POINT DE VUE
Dans un futur proche, les hommes portent des masques, pour ne pas mourir, pour ne pas transmettre le virus qu’ils portent aux êtres encore sains. Leur nez et leur bouche sont enfermés, cachés, interdits au regard et au toucher. La parole est étouffée, la personnalité confinée, l’échange condamné. Seul un bec semblable à celui des oiseaux-mouches permet de butiner ce qui se trouve à l’entour.

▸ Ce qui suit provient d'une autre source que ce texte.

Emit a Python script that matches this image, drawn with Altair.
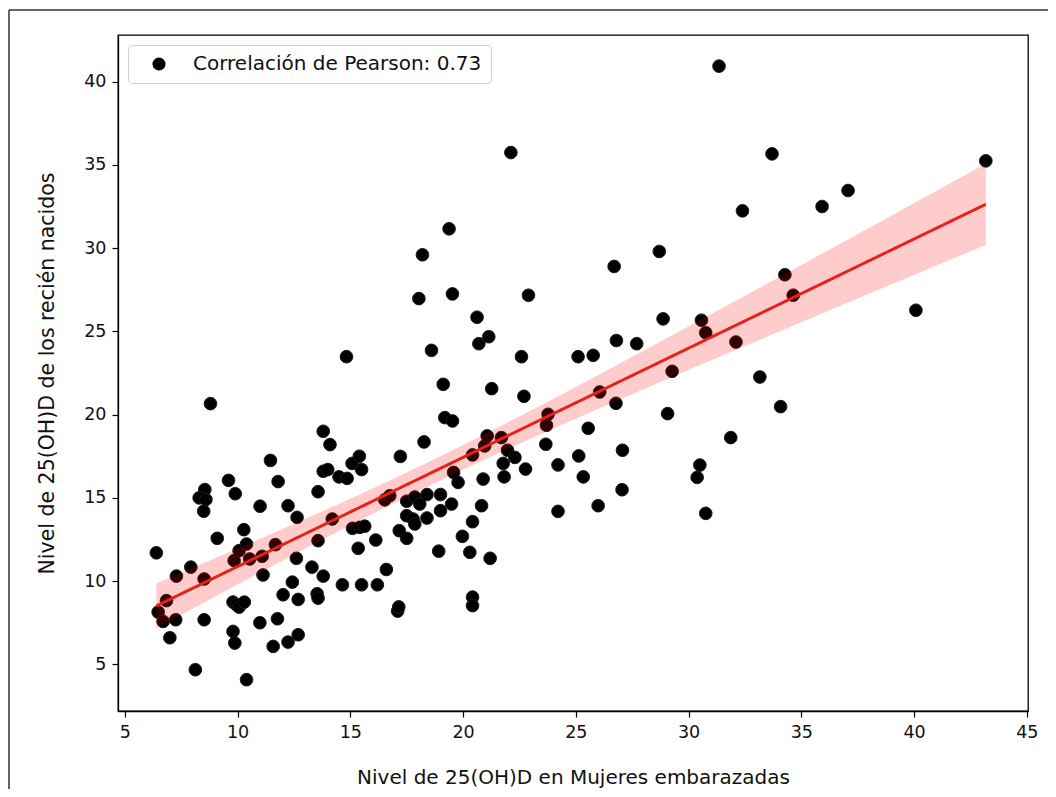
import altair as alt
import pandas as pd
import numpy as np

# ---- data ----
x_vals = [
    6.40, 6.48, 6.85, 6.70, 7.26, 7.00, 7.29, 7.93, 8.13, 8.80,
    8.55, 8.30, 8.60, 8.50, 8.52, 8.52,
    9.10, 9.60, 9.90, 9.85, 10.07, 10.40, 10.54, 10.28, 9.80, 9.95,
    10.07, 10.30, 9.80, 9.88, 10.40,
    11.00, 11.09, 11.13, 10.99, 11.46, 11.58, 11.77, 11.80, 12.24, 12.69,
    12.02, 12.69, 12.43, 12.24, 12.64, 12.61, 11.68,
    13.57, 13.80, 14.10, 13.80, 14.00, 14.50, 14.86, 14.83, 13.57, 13.30,
    13.80, 13.53, 13.57, 14.20, 14.65,
    15.08, 15.40, 15.50, 15.10, 15.42, 15.35, 15.64, 15.50, 16.13, 16.20,
    16.60, 16.53, 16.75, 17.17, 17.50, 17.10, 17.15, 17.22,
    17.50, 17.86, 18.08, 18.40, 19.00, 19.49, 19.00, 18.40, 17.50, 17.78,
    17.86, 18.04, 18.20, 18.27, 18.60, 18.92,
    19.12, 19.19, 19.53, 19.38, 19.53, 19.58, 19.78, 19.97, 20.30, 20.42,
    20.82, 20.42, 20.62, 20.70, 20.89, 20.96, 20.42, 20.42,
    21.07, 21.14, 21.27, 21.20, 21.70, 21.78, 21.82, 21.97, 22.30, 22.12,
    22.59, 22.70, 22.77, 22.90,
    23.77, 23.70, 23.67, 24.21, 24.21, 25.10, 25.13, 25.33, 25.55, 25.77,
    25.99, 26.06,
    26.70, 26.80, 26.78, 27.07, 27.05, 27.70, 28.70, 28.87, 29.07, 29.27,
    30.38, 30.50, 30.57, 30.76, 30.76, 31.35, 31.87, 32.10, 32.39, 33.16,
    33.70, 34.08, 34.27, 34.64, 35.92, 37.07, 40.08, 43.18,
]
y_vals = [
    11.70, 8.14, 8.83, 7.58, 7.68, 6.60, 10.30, 10.84, 4.68, 20.66,
    15.50, 15.00, 14.90, 14.20, 10.13, 7.68,
    12.57, 16.05, 15.25, 11.23, 11.83, 12.23, 11.33, 13.09, 8.74, 8.58,
    8.44, 8.74, 6.98, 6.28, 4.08,
    14.50, 11.49, 10.37, 7.50, 17.25, 6.08, 7.74, 15.98, 6.34, 6.78,
    9.18, 8.90, 9.94, 14.53, 13.83, 11.37, 12.19,
    15.37, 19.00, 18.20, 16.60, 16.70, 16.26, 16.17, 23.48, 12.43, 10.84,
    10.30, 9.24, 8.98, 13.73, 9.78,
    17.07, 17.50, 16.70, 13.17, 13.23, 11.97, 13.30, 9.78, 12.47, 9.78,
    10.70, 14.88, 15.13, 13.03, 12.57, 8.20, 8.45, 17.49,
    14.80, 15.05, 14.63, 15.20, 15.20, 14.63, 14.23, 13.79, 13.93, 13.73,
    13.43, 26.97, 29.60, 18.36, 23.86, 11.80,
    21.82, 19.82, 19.62, 31.16, 27.25, 16.53, 15.93, 12.69, 11.73, 13.57,
    14.53, 17.58, 25.85, 24.26, 16.13, 18.12, 9.04, 8.53,
    18.72, 24.68, 21.56, 11.37, 18.62, 17.07, 16.26, 17.86, 17.43, 35.74,
    23.48, 21.10, 16.73, 27.17,
    20.02, 19.36, 18.22, 16.98, 14.19, 23.48, 17.52, 16.26, 19.18, 23.56,
    14.53, 21.36,
    28.90, 24.45, 20.68, 17.86, 15.49, 24.26, 29.80, 25.75, 20.06, 22.60,
    16.23, 16.97, 25.67, 24.92, 14.07, 40.93, 18.62, 24.36, 32.24, 22.26,
    35.66, 20.48, 28.40, 27.17, 32.50, 33.46, 26.27, 35.24,
]
legend_label = "Correlación de Pearson: 0.73"
x_title = "Nivel de 25(OH)D en Mujeres embarazadas"
y_title = "Nivel de 25(OH)D de los recién nacidos"
x_ticks = [5, 10, 15, 20, 25, 30, 35, 40, 45]
y_ticks = [5, 10, 15, 20, 25, 30, 35, 40]

n_pts = min(len(x_vals), len(y_vals))
df = pd.DataFrame({"x": x_vals[:n_pts], "y": y_vals[:n_pts], "serie": legend_label})

# ---- linear fit + 95% confidence band ----
xa = np.array(x_vals[:n_pts], dtype=float)
ya = np.array(y_vals[:n_pts], dtype=float)
slope, intercept = np.polyfit(xa, ya, 1)
grid = np.linspace(xa.min(), xa.max(), 120)
pred = intercept + slope * grid
resid = ya - (intercept + slope * xa)
s = np.sqrt(np.sum(resid ** 2) / (n_pts - 2))
sxx = np.sum((xa - xa.mean()) ** 2)
half = 1.97 * s * np.sqrt(1.0 / n_pts + (grid - xa.mean()) ** 2 / sxx)
fit = pd.DataFrame({"x": grid, "y": pred, "lo": pred - half, "hi": pred + half})

FONT = "DejaVu Sans"
xs = alt.Scale(domain=[4.7, 45.05], nice=False, zero=False)
ys = alt.Scale(domain=[2.2, 42.8], nice=False, zero=False)

x_axis = alt.Axis(values=x_ticks, title=x_title, grid=False, format="d",
                  labelFont=FONT, labelFontSize=17.5, labelColor="#111",
                  titleFont=FONT, titleFontSize=20, titleFontWeight="normal",
                  titleColor="#111", titlePadding=27, labelPadding=6,
                  tickSize=6, tickColor="black", domainColor="black",
                  domainWidth=1.3, tickWidth=1.2)
y_axis = alt.Axis(values=y_ticks, title=y_title, grid=False, format="d",
                  labelFont=FONT, labelFontSize=17.5, labelColor="#111",
                  titleFont=FONT, titleFontSize=20.5, titleFontWeight="normal",
                  titleColor="#111", titlePadding=26, labelPadding=6,
                  tickSize=6, tickColor="black", domainColor="black",
                  domainWidth=1.3, tickWidth=1.2)

points = alt.Chart(df).mark_circle(size=160, opacity=1, stroke="#1a1a1a",
                                   strokeWidth=1).encode(
    x=alt.X("x:Q", scale=xs, axis=x_axis),
    y=alt.Y("y:Q", scale=ys, axis=y_axis),
    color=alt.Color("serie:N", scale=alt.Scale(range=["black"]),
                    legend=alt.Legend(title=None, orient="none", legendX=10, legendY=10,
                                      padding=9, strokeColor="#d0d0d0", cornerRadius=4,
                                      fillColor="white", symbolType="circle",
                                      symbolSize=170, symbolStrokeWidth=0,
                                      symbolOffset=12, labelOffset=24,
                                      labelFont=FONT, labelFontSize=20,
                                      labelColor="#111", labelLimit=500)),
)

band = alt.Chart(fit).mark_area(color="red", opacity=0.2).encode(
    x=alt.X("x:Q", scale=xs), y=alt.Y("lo:Q", scale=ys), y2="hi:Q")
line = alt.Chart(fit).mark_line(color="#e8201a", strokeWidth=3).encode(
    x=alt.X("x:Q", scale=xs), y=alt.Y("y:Q", scale=ys))

frame_df = pd.DataFrame({"k": [0]})
top_border = alt.Chart(frame_df).mark_rule(color="#333", strokeWidth=1.5).encode(
    x=alt.value(-109), x2=alt.value(1000), y=alt.value(-25))
left_border = alt.Chart(frame_df).mark_rule(color="#333", strokeWidth=1.5).encode(
    x=alt.value(-109), y=alt.value(-25), y2=alt.value(800))

chart = alt.layer(points, band, line, top_border, left_border).properties(
    width=910, height=676,
    autosize=alt.AutoSizeParams(type="none"),
    padding={"left": 110, "top": 27, "right": 20, "bottom": 78},
).configure_view(stroke="black", strokeWidth=1.3)

chart.save("out.html", embed_options={"renderer": "svg", "actions": False})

Ironie du sort, ce bec est parfaitement adapté à l’introduction d’une cigarette, permettant à la fumée de pénétrer sous le masque et dans les poumons de ceux qui ont presque interdiction de respirer.
2003 fut l’année de l’épidémie de pneumopathie atypique, et Wi-Ding Ho se souvient de la peur de l’autre qui hantait alors les rues de Taiwan. La moindre quinte de toux provoquait la panique, les masques mangeaient les visages, communiquer était devenu presque impossible, se toucher insensé.
Respire, c’est la mise en images de la prise de conscience des corps, du souffle enfermé. Wi-Ding Ho dit en souriant que respirer c’est comme avoir un téléphone portable aujourd’hui, il permet de communiquer à tout moment, greffé à nos oreilles modernes. Le supprimer serait presque nous tuer, nous couper du monde, et nous prendrions conscience de son utilité. Respire matérialise un acte profondément naturel et imperceptible. Le souffle se fait entendre, il est lourd. Pourtant, les deux amoureux qui ne peuvent pas sentir le souffle de l’autre, appuyant leurs masques l’un contre l’autre, faisant se frotter le tissu blanc, s’embrassent. Le préservatif semble alors être peu de choses lorsque les corps nus n’ont plus vraiment de visage.